Despite the fact that this blog—my blog—is named after a fictional character, I am not a "fictional blogger." That said, I'll be the first to admit that there are elements of fiction in almost everything I write here. I don't see any other way of doing it really. What I'm always trying to arrive at, though, is something honest and unaffected, and hopefully those are things that come across independent of "fact" or "fiction." Either way, you must get to the one true sentence
. And that usually involves baring yourself in ways you don't always feel comfortable doing (regardless of the fact that you might be an exhibitionist at heart.) Because sometimes the fear
sets in. A fear of offending, maybe. Or a fear of people not understanding or misinterpreting. And the fear
tends to be stifling when you allow it free reign. Of course, this isn't necessarily a problem unique to somebody who blogs. It's a problem with any form of public self-expression or art. And, holy crap, I worry constantly that I don't have the courage necessary to be a writer.

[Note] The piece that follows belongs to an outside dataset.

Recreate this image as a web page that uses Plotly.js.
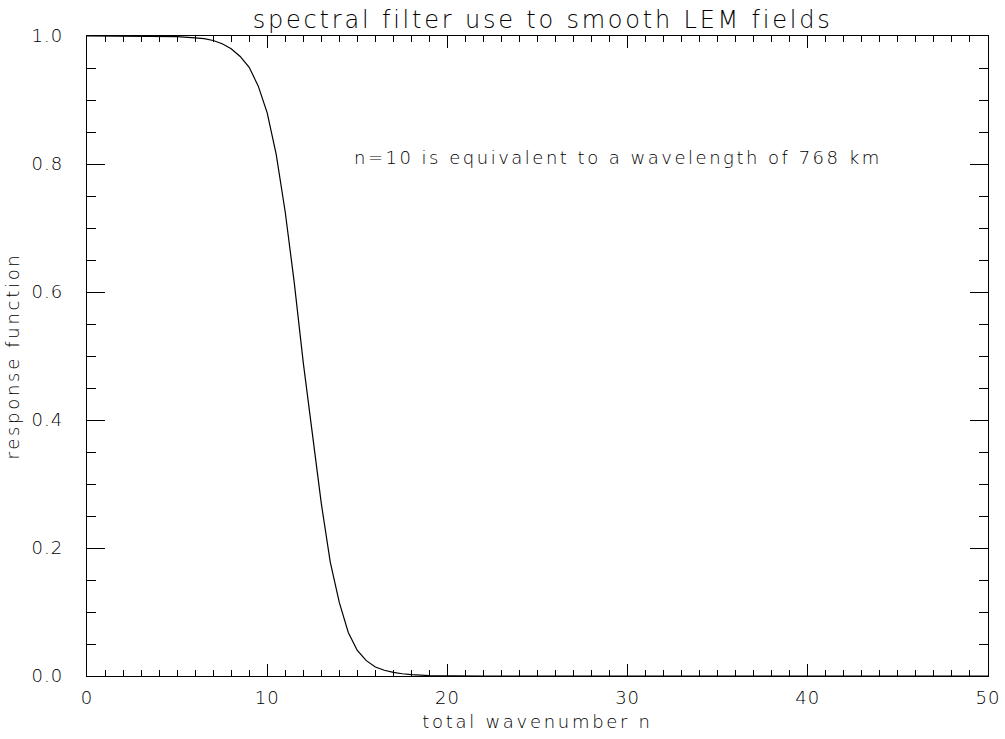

I have toyed with the idea of writing out-right fiction on this blog. Because in some ways, fiction would open up some new possibilities. But it has just always seemed out of place here. And so I've been tossing around some ideas for a different blog, something more fictional that I can do alongside this one, and hopefully one of these days it will become a reality. (Oops. No pun intended.) But if it does come about one of these days, I don't want it to necessarily be defined by the fact that it's fiction. Because even if it is fiction, it's going to be based in some sort of truth. Because, to be honest, I'm just not that
imaginative . . .
I read a lot of personal blogs. Some of them are written by people who give their "real" faces and names to the Internets. Some are people who prefer to remain anonymous. Some of them are people I know "in real life" others are people I've never met. Some of them are probably entirely "factual" accounts of "real" life. Others probably contain a good deal of fiction. Either way, it doesn't really matter to me. The way I see it, every "true story" has elements of fiction. And any good fiction is filled with elements of truth. The "true thing" —the one true sentence—is what speaks to people. That's what matters. Without it, there's nothing.